Ensuring positive outcomes when managing wildlife for welfare
March 13, 2026
Wildlife management aimed at maximizing the welfare of individual animals is a novel idea.
Unlike wildlife management aimed only at biodiversity conservation, management for wild animal welfare explores how to improve the lives of all sentient animals in an ecosystem, regardless of their species.
We don’t have much historical data on how to do this, so rather than building on established knowledge, Wild Animal Initiative is working to develop baseline knowledge about what wild animals’ lives are like and how we can responsibly improve them.

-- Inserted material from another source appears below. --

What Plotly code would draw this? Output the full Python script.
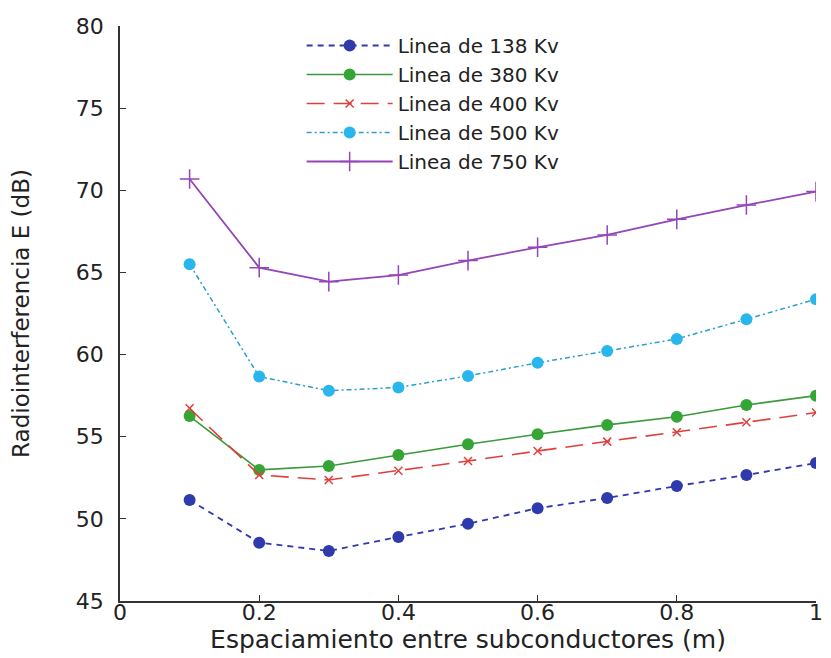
import plotly.graph_objects as go

spacing = [0.1, 0.2, 0.3, 0.4, 0.5, 0.6, 0.7, 0.8, 0.9, 1.0]

linea_138 = [51.15, 48.55, 48.05, 48.9, 49.7, 50.65, 51.27, 52.0, 52.67, 53.4]
linea_380 = [56.26, 52.98, 53.22, 53.89, 54.54, 55.15, 55.72, 56.22, 56.93, 57.5]
linea_400 = [56.73, 52.67, 52.37, 52.93, 53.52, 54.13, 54.7, 55.27, 55.88, 56.47]
linea_500 = [65.5, 58.66, 57.8, 58.0, 58.7, 59.5, 60.22, 60.95, 62.15, 63.37]
linea_750 = [70.69, 65.29, 64.44, 64.84, 65.72, 66.53, 67.28, 68.23, 69.1, 69.92]

names = ["Linea de 138 Kv", "Linea de 380 Kv", "Linea de 400 Kv",
         "Linea de 500 Kv", "Linea de 750 Kv"]

x_ticks = [0, 0.2, 0.4, 0.6, 0.8, 1]
x_tick_labels = ["0", "0.2", "0.4", "0.6", "0.8", "1"]
y_ticks = [45, 50, 55, 60, 65, 70, 75, 80]

FONT = "DejaVu Sans"

fig = go.Figure()

fig.add_trace(go.Scatter(
    x=spacing, y=linea_138, name=names[0], mode="lines+markers",
    line=dict(color="#2f3aad", width=1.8, dash="6px,5px"),
    marker=dict(symbol="circle", size=12, color="#2f3aad")))
fig.add_trace(go.Scatter(
    x=spacing, y=linea_380, name=names[1], mode="lines+markers",
    line=dict(color="#3a9a3a", width=1.6),
    marker=dict(symbol="circle", size=12, color="#35a535")))
fig.add_trace(go.Scatter(
    x=spacing, y=linea_400, name=names[2], mode="lines+markers",
    line=dict(color="#e0403c", width=1.6, dash="18px,9px"),
    marker=dict(symbol="x-thin", size=8, color="#e0403c",
                line=dict(color="#e0403c", width=1.5))))
fig.add_trace(go.Scatter(
    x=spacing, y=linea_500, name=names[3], mode="lines+markers",
    line=dict(color="#2a9fd0", width=1.5, dash="5px,3px,2px,3px"),
    marker=dict(symbol="circle", size=12, color="#29b6ec")))
fig.add_trace(go.Scatter(
    x=spacing, y=linea_750, name=names[4], mode="lines+markers",
    line=dict(color="#9445b8", width=1.8),
    marker=dict(symbol="cross-thin", size=14, color="#9445b8",
                line=dict(color="#9445b8", width=1.5))))

fig.update_layout(
    width=823, height=650,
    margin=dict(l=112, r=15, t=18, b=57),
    paper_bgcolor="white", plot_bgcolor="white",
    font=dict(family=FONT, size=21, color="#222222"),
    legend=dict(x=0.261, y=1.0, xanchor="left", yanchor="top",
                bgcolor="rgba(255,255,255,0)", font=dict(size=20),
                itemwidth=86, tracegroupgap=0),
    showlegend=True,
)
fig.update_xaxes(
    range=[0, 1], tickvals=x_ticks, ticktext=x_tick_labels,
    showgrid=False, zeroline=False, showline=True, linecolor="#333333",
    linewidth=1.5, ticks="inside", ticklen=6, tickcolor="#333333",
    automargin=False, ticklabelstandoff=-9,
    title=dict(text="Espaciamiento entre subconductores (m)", standoff=5,
               font=dict(size=25)),
    tickfont=dict(size=22))
fig.update_yaxes(
    range=[45, 80], tickvals=y_ticks,
    showgrid=False, zeroline=False, showline=True, linecolor="#333333",
    linewidth=1.5, ticks="inside", ticklen=6, tickcolor="#333333",
    automargin=False,
    title=dict(text="Radiointerferencia E (dB)", standoff=40,
               font=dict(size=23)),
    tickfont=dict(size=22), ticklabelstandoff=10)

fig.write_html("out.html")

The complexity of ecosystems is such that an intervention may have indirect or unanticipated network effects. The goal of wildlife management for welfare is therefore not only to improve the lives of particular animals in an ecosystem, but to gather data on how that intervention affects all of the other animals in that system. This information can help us determine whether an intervention leads to positive outcomes for the majority of animals — and is therefore worth implementing.

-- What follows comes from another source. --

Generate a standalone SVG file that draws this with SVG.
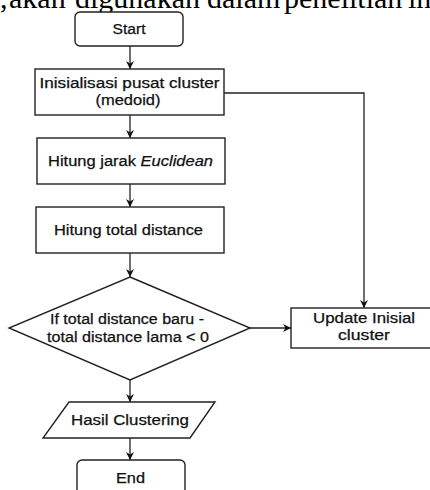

Ensuring that wild animal welfare interventions are net positive will require careful monitoring. We have so far identified three ways to approach this:
Single-species interventions can be implemented carefully on a small scale first.
If we’re aiming to improve the welfare of one focal species by looking for ways to alleviate their suffering from one specific cause, we can choose an intervention that is expected to have minimal effects on other species. This could be something like replacing lethal management of “pest” species with contraceptives that are equally (or more) effective at maintaining the desired population size. When the intervention is implemented, it should still be closely monitored to ensure the effects on the focal species and the downstream effects on other species are as expected. It can be tested on a small scale first, and then scaled up little by little as we become more and more confident in its effectiveness.
Habitat-wide interventions can be selected based on expected net welfare for all individuals involved.
Environmental managers often have to make decisions about what kind of habitat to establish in an area. If land is going to be restored to a previous state, what baseline should be used? Should it be encouraged to develop into a novel ecosystem? Or will the land be used for agriculture or development? If we know animals in one kind of habitat have better net welfare than the animals in another kind of habitat, that data could be used to inform these kinds of decisions about land use. This kind of assessment could be possible someday, but right now we don’t know enough about wild animal welfare to be able to assess the total welfare across all animals in a system. The fewer differences exist between the habitat types (considering species present, number of individuals per species, and average welfare per individual), the less challenging this would be to determine.
At this stage, not every intervention must be net positive in the short term.
Because the field of wild animal welfare science is at an early stage, we think it’s strategic and ethically viable to allow room for some “safe mistakes.” We might recommend an intervention with enough data behind it to suggest that it will be good for many animals, even if we’re not yet confident that it will be good for all animals on average. As long as the intervention is easily reversible and we’re closely monitoring its implementation, we can leverage our new knowledge to do even better for more animals in future iterations of similar interventions.